Most people would go find another language. Some folks (including yours truly) would maybe adopt a different programming style for that language. But there is a third option:
write your own.
I’m going to demonstrate how to do this in perfectly valid R6RS Scheme (Racket, specifically). Hopefully it will be illuminating.
1 Creating the data type
Racket doesn’t have static typing or algebraic data types but we can make pretend like so:
(define True (λ () (λ (a b) (a))))
(define False (λ () (λ (a b) (b))))
Essentially, True
is a function which evaluates the first of its two arguments, and False
is a function which evaluates the second of its two arguments.
So that we can display these values properly, I also define some helper procedures.
(define-syntax-rule (displayln str)
(display (format
(string-append str "~n"))))
(define (show-bool b)
(b (λ () (displayln "True"))
(λ () (displayln "False"))))
(show-bool (True))
; "True"
(show-bool (False))
; "False"
2 Boolean operators
So far, so good. But what can we do with these values? Why, we can perform Boolean logic! Below I define and
, or
, and not
.
(define (and/s p q)
(p (λ() q) (λ() p)))
(define (or/s p q)
(p (λ () p) (λ () q)))
(define (not/s b)
(b False True))
(show-bool (and/s (True) (False)))
(show-bool (and/s (False) (True)))
(show-bool (and/s (True) (True)))
(show-bool (or/s (False) (True)))
(show-bool (or/s (True) (False)))
(show-bool (or/s (False) (False)))
(show-bool (not/s (and/s (False) (True))))
3 if
expressions
Ah, the part you’ve all been waiting for. First the code, then the explanation:
(define-syntax-rule (if/g condition then else)
(let ((then-f (λ () then))
(else-f (λ () else)))
(condition then-f else-f)))
(if/g (True)
(displayln "Condition was true")
(displayln "Condition was false"))
; "Condition was true"
(if/g (False)
(displayln "Condition was true")
(displayln "Condition was false"))
; "Condition was false
if/g
is defined as a macro because of how Scheme evaluates expressions. In normal functions, all arguments are evaluated before the function’s value is computed.
In the case of an if
conditional, though, the entire reason you want to use it is so that you can not evaluate certain expressions under certain conditions.
The solution to this is to write a macro. A macro is a procedure run during code compilation which does not evaluate its arguments by default. Instead, it returns a form which is literally pasted in place of the macro call, and the arguments are the unevaluated expressions it received, not their values.
So functions
run at runtime, and macros
run at compile time.
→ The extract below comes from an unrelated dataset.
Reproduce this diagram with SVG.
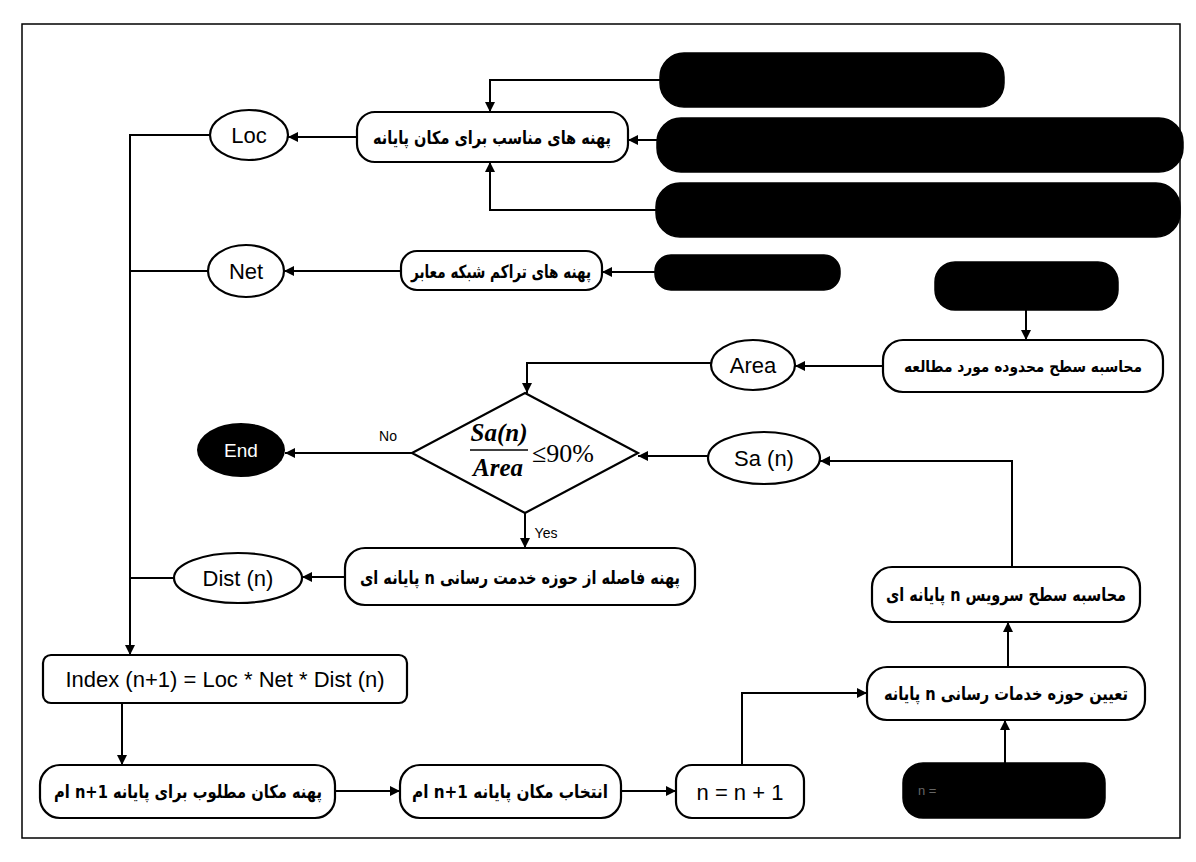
<svg xmlns="http://www.w3.org/2000/svg" width="1196" height="862" viewBox="0 0 1196 862">
<style>
.box{fill:#fff;stroke:#000;stroke-width:2.2}
.blk{fill:#000;stroke:#000;stroke-width:1.5}
.ell{fill:#fff;stroke:#000;stroke-width:2.2}
.ln{fill:none;stroke:#000;stroke-width:2}
.fa{font-family:"DejaVu Sans",sans-serif;font-weight:bold;font-size:18px;fill:#000}
.en{font-family:"Liberation Sans",Arial,sans-serif;font-size:22px;fill:#000}
.sm{font-family:"Liberation Sans",Arial,sans-serif;font-size:14px;fill:#000}
.mt{font-family:"Liberation Serif","Times New Roman",serif;font-style:italic;font-weight:bold;font-size:25px;fill:#000}
</style>
<defs>
<marker id="ah" viewBox="0 0 10 10" refX="10" refY="5" markerWidth="5" markerHeight="5" orient="auto" markerUnits="strokeWidth">
<path d="M0,0 L10,5 L0,10 z" fill="#000"/>
</marker>
</defs>
<rect x="0" y="0" width="1196" height="862" fill="#fff"/>
<rect id="frame" x="22" y="24" width="1158" height="814" fill="none" stroke="#000" stroke-width="1.5"/>

<g id="connectors" class="ln" marker-end="url(#ah)">
<path d="M660,80 H490 V112"/>
<path d="M657,140 H628"/>
<path d="M656,210 H490 V162"/>
<path d="M357,137 H288"/>
<path d="M655,272 H602"/>
<path d="M401,271 H284"/>
<path d="M1026,310 V340"/>
<path d="M883,366 H795"/>
<path d="M711,363 H527 V393"/>
<path d="M412,453 H285"/>
<path d="M708,456 H638"/>
<path d="M1012,567 V461 H820"/>
<path d="M1008,667 V622"/>
<path d="M1005,763 V720"/>
<path d="M742,765 V693 H867"/>
<path d="M621,791 H676"/>
<path d="M335,791 H400"/>
<path d="M122,703 V765"/>
<path d="M525,513 V548"/>
<path d="M345,577 H302"/>
<path d="M210,135 H130 V655"/>
</g>
<g id="connectors-plain" class="ln">
<path d="M208,271 H130"/>
<path d="M174,578 H130"/>
</g>

<g id="src1"><rect class="blk" x="660" y="53" width="344" height="54" rx="24"/></g>
<g id="src2"><rect class="blk" x="657" y="118" width="526" height="54" rx="24"/></g>
<g id="src3"><rect class="blk" x="656" y="183" width="524" height="54" rx="24"/></g>
<g id="locbox"><rect class="box" x="357" y="112" width="271" height="50" rx="18"/>
<text class="fa" x="492" y="144" text-anchor="middle" direction="rtl" textLength="238" lengthAdjust="spacingAndGlyphs">پهنه های مناسب برای مکان پایانه</text></g>
<g id="loc"><ellipse class="ell" cx="249" cy="135" rx="39" ry="25"/><text class="en" x="249" y="143" text-anchor="middle">Loc</text></g>

<g id="netsrc"><rect class="blk" x="655" y="255" width="185" height="35" rx="16"/></g>
<g id="netbox"><rect class="box" x="401" y="251" width="201" height="39" rx="16"/>
<text class="fa" x="501" y="278" text-anchor="middle" direction="rtl" textLength="180" lengthAdjust="spacingAndGlyphs">پهنه های تراکم شبکه معابر</text></g>
<g id="net"><ellipse class="ell" cx="246" cy="271" rx="38" ry="26"/><text class="en" x="246" y="279" text-anchor="middle">Net</text></g>

<g id="areasrc"><rect class="blk" x="935" y="262" width="183" height="48" rx="20"/></g>
<g id="areabox"><rect class="box" x="883" y="340" width="280" height="52" rx="20"/>
<text class="fa" x="1023" y="372" text-anchor="middle" direction="rtl" font-size="16" textLength="238" lengthAdjust="spacingAndGlyphs" style="font-size:16px">محاسبه سطح محدوده مورد مطالعه</text></g>
<g id="area"><ellipse class="ell" cx="753" cy="365" rx="42" ry="25"/><text class="en" x="753" y="373" text-anchor="middle">Area</text></g>

<g id="decision"><polygon class="box" points="525,393 638,453 525,513 412,453"/>
<text class="mt" x="499" y="441" text-anchor="middle">Sa(n)</text>
<line x1="470" y1="450" x2="528" y2="450" stroke="#000" stroke-width="1.5"/>
<text class="mt" x="498" y="476" text-anchor="middle">Area</text>
<text x="532" y="462" font-family="'Liberation Serif','Times New Roman',serif" font-size="26" fill="#000">≤90%</text></g>
<text class="sm" x="388" y="441" text-anchor="middle">No</text>
<text class="sm" x="546" y="538" text-anchor="middle">Yes</text>

<g id="end"><ellipse cx="241" cy="450" rx="44" ry="27" fill="#000"/><text x="241" y="457" text-anchor="middle" font-family="'Liberation Sans',Arial,sans-serif" font-size="19" fill="#fff">End</text></g>

<g id="sa"><ellipse class="ell" cx="764" cy="458" rx="56" ry="26"/><text class="en" x="764" y="466" text-anchor="middle">Sa (n)</text></g>

<g id="servbox"><rect class="box" x="872" y="567" width="268" height="55" rx="20"/>
<text class="fa" x="1006" y="601" text-anchor="middle" direction="rtl" textLength="240" lengthAdjust="spacingAndGlyphs">محاسبه سطح سرویس n پایانه ای</text></g>
<g id="detbox"><rect class="box" x="867" y="667" width="278" height="53" rx="20"/>
<text class="fa" x="1006" y="700" text-anchor="middle" direction="rtl" textLength="244" lengthAdjust="spacingAndGlyphs">تعیین حوزه خدمات رسانی n پایانه</text></g>
<g id="nsrc"><rect class="blk" x="903" y="763" width="202" height="55" rx="20"/>
<text x="918" y="795" font-family="'Liberation Sans',Arial,sans-serif" font-size="13" fill="#666">n =</text></g>

<g id="distbox"><rect class="box" x="345" y="548" width="350" height="57" rx="20"/>
<text class="fa" x="520" y="584" text-anchor="middle" direction="rtl" textLength="320" lengthAdjust="spacingAndGlyphs">پهنه فاصله از حوزه خدمت رسانی n پایانه ای</text></g>
<g id="dist"><ellipse class="ell" cx="238" cy="578" rx="64" ry="25"/><text class="en" x="238" y="586" text-anchor="middle">Dist (n)</text></g>

<g id="index"><rect class="box" x="43" y="655" width="364" height="48" rx="8"/>
<text class="en" x="225" y="687" text-anchor="middle">Index (n+1) = Loc * Net * Dist (n)</text></g>

<g id="best"><rect class="box" x="40" y="765" width="295" height="53" rx="20"/>
<text class="fa" x="188" y="798" text-anchor="middle" direction="rtl" textLength="268" lengthAdjust="spacingAndGlyphs">پهنه مکان مطلوب برای پایانه n+1 ام</text></g>
<g id="select"><rect class="box" x="400" y="765" width="221" height="53" rx="20"/>
<text class="fa" x="510" y="798" text-anchor="middle" direction="rtl" textLength="196" lengthAdjust="spacingAndGlyphs">انتخاب مکان پایانه n+1 ام</text></g>
<g id="inc"><rect class="box" x="676" y="765" width="128" height="53" rx="16"/>
<text class="en" x="740" y="800" text-anchor="middle">n = n + 1</text></g>
</svg>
Scheme provides an elegant mechanism for creating simple macros called define-syntax-rule
. There are more complex but powerful ways to do this, with their own tradeoffs.
See if you can figure out why this macro is correct given what I have just told you.
4 Epilogue
So you don’t really need conditionals baked into your language. A question, though, is how expensive are these operations?
In a language like C, you can just use 1 or 0, which is stored compactly and efficiently, and you can simulate Boolean algebra with arithmetic algebra. Eg, True AND False
<=> 1 * 0
.
With our method, a naive compiler would generate rather horrible code. However, if you think about it, a Boolean expression is a series of function applications which can theoretically be optimized extensively, and the data types themselves aren’t so much actual data but control flow mechanisms themselves.
So, no concrete answer but this doesn’t have to be a death sentence to efficiency.